Minister of Health Prof. Isaac Adewole yesterday announced the escape of a Lassa fever patient from hospital in Ebonyi State.
The patient, whose identity was not made public, escaped from the health facility, where he was receiving treatment.
The minister said this during a meeting of the National Council on Health in Abuja.
The council is the country’s highest advisory body on health.
The minister inaugurated a 15-member Lassa fever eradication committee to address the outbreak of the disease and other communicable disease in the country.
The committee is headed by Prof.
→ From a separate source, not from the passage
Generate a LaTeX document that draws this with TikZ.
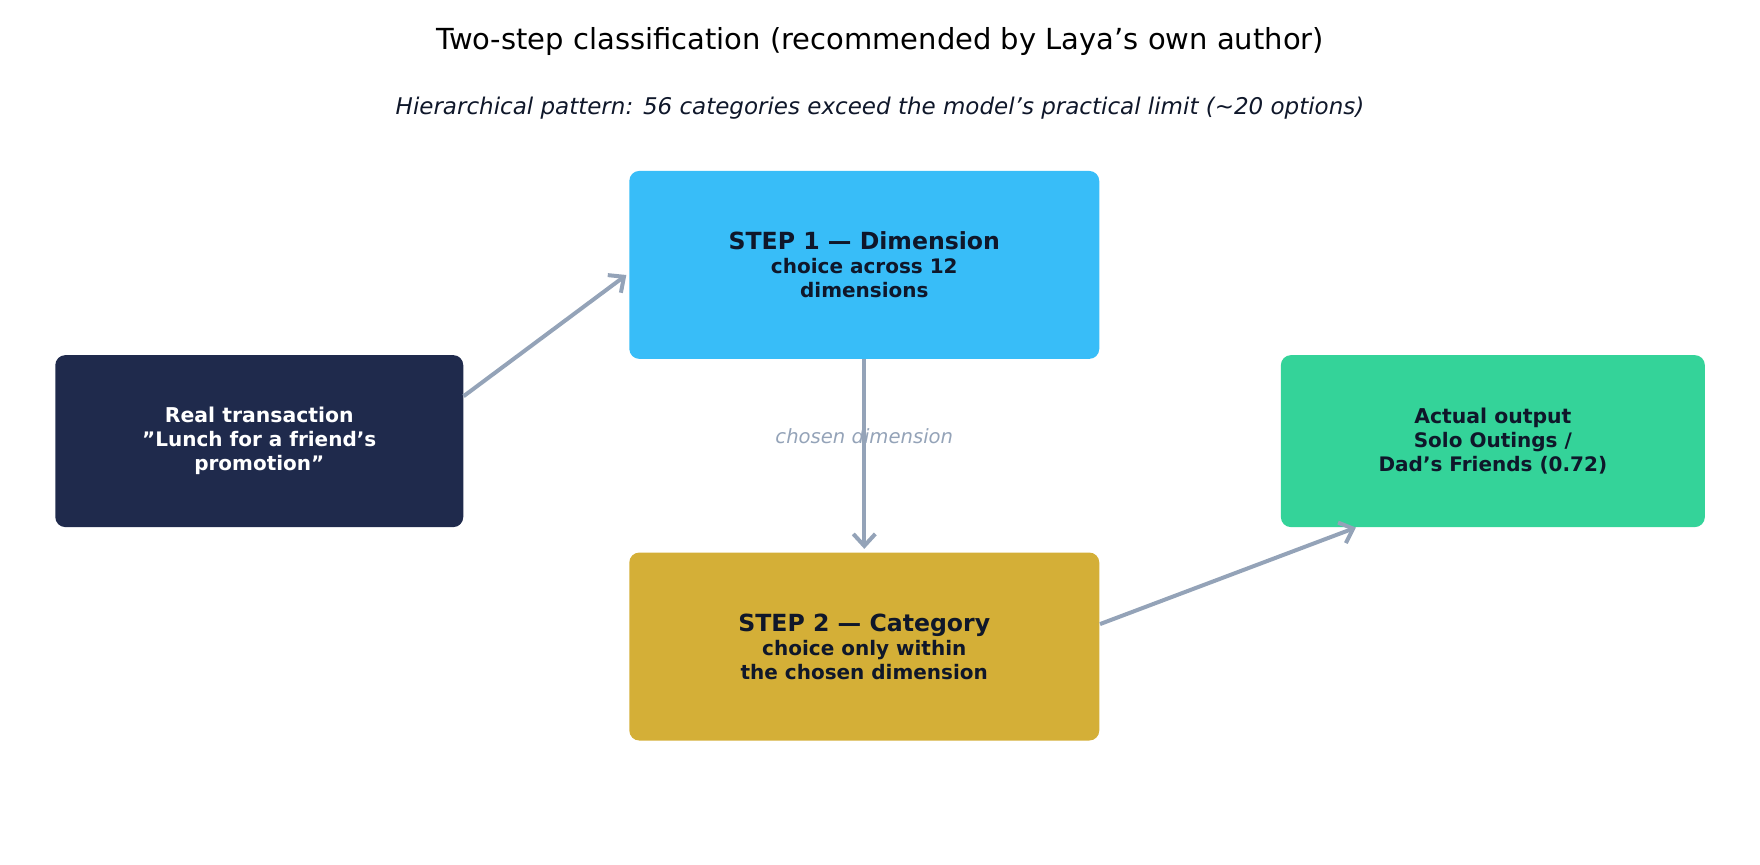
\documentclass[tikz,border=0pt]{standalone}
\usepackage{fontspec}
\setmainfont{DejaVu Sans}
\definecolor{navy}{HTML}{1F2A4C}
\definecolor{sky}{HTML}{38BDF8}
\definecolor{gold}{HTML}{D4AF37}
\definecolor{mint}{HTML}{34D399}
\definecolor{ink}{HTML}{0F172A}
\definecolor{slate}{HTML}{94A3B8}
\tikzset{box/.style={rounded corners=5pt,align=center,font=\bfseries,inner sep=0pt},
  flow/.style={draw=slate,line width=2pt,-{Straight Barb[length=6pt,width=11pt]}}}
\usetikzlibrary{arrows.meta}
\begin{document}
\begin{tikzpicture}[x=0.5613pt,y=-0.5613pt]
    \useasboundingbox (0,0) rectangle (1568,770);
    \node at (784,37) (title) {\fontsize{14.5}{17}\selectfont Two-step classification (recommended by Laya's own author)};
    \node at (784,96) (sub) [text=ink] {\fontsize{11.5}{14}\selectfont\itshape Hierarchical pattern: 56 categories exceed the model's practical limit (\textasciitilde20 options)};

    \node at (231,393) (tx) [box,fill=navy,text=white,minimum width=204pt,minimum height=86pt] {\fontsize{10.2}{12.5}\selectfont Real transaction\\"Lunch for a friend's\\promotion"};
    \node at (770,236) (s1) [box,fill=sky,text=ink,minimum width=235pt,minimum height=94pt] {\fontsize{11.8}{14.5}\selectfont STEP 1 — Dimension\\choice across 12\\dimensions};
    \node at (770,576) (s2) [box,fill=gold,text=ink,minimum width=235pt,minimum height=94pt] {\fontsize{11.8}{14.5}\selectfont STEP 2 — Category\\choice only within\\the chosen dimension};
    \node at (1330,393) (out) [box,fill=mint,text=ink,minimum width=212pt,minimum height=86pt] {\fontsize{10.2}{12.5}\selectfont Actual output\\Solo Outings /\\Dad's Friends (0.72)};
    \node at (770,389) (lbl) [text=slate] {\fontsize{9.8}{12}\selectfont\itshape chosen dimension};

    \draw[flow] (413,353) -- (558,245);
    \draw[flow] (s1) -- (770,489);
    \draw[flow] (980,556) -- (1208,470);
\end{tikzpicture}
\end{document}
Oyewole Tomori.
The minister said he received a text that a Lassa fever patient escaped from a health facility in Ebonyi while undergoing treatment.
He urged the relevant agency and state government to trace the patient and those who might have had contact with him.
The meeting approved that a high index of suspicion should be maintained and the surveillance systems should be robust enough to detect further infections.
It also approved the inauguration of the Multi-Sectoral Lassa Fever Eradication Committee and implementation of the Multi-Sectoral Response Strategy against the outbreak, which has claimed about 46 lives since it began last August in Niger State.
Adewole called on states to strengthen their surveillance systems, report cases and collaborate with the Federal Ministry of Health for the successful implementation of the response strategy.
The council observed that unlike Ebola, Lassa fever is treatable if detected early, stressing that there were adequate treatment centres in the country.
“Council, therefore, reassured the public on the adequacy of the response to the outbreak and urged the public, community and religious leaders to cooperate with health agencies in their states to ensure prompt reporting of any suspected case,” the meeting stated.
But the committee chairman disabused the mind of the people on the possibility of eradicating the disease.
Tomori said as far as there were rodents, it would be impossible to eradicate the disease.
He, however, said the committee would work hard “to ensure that the disease is brought under control to the point that it is no longer epidemic”.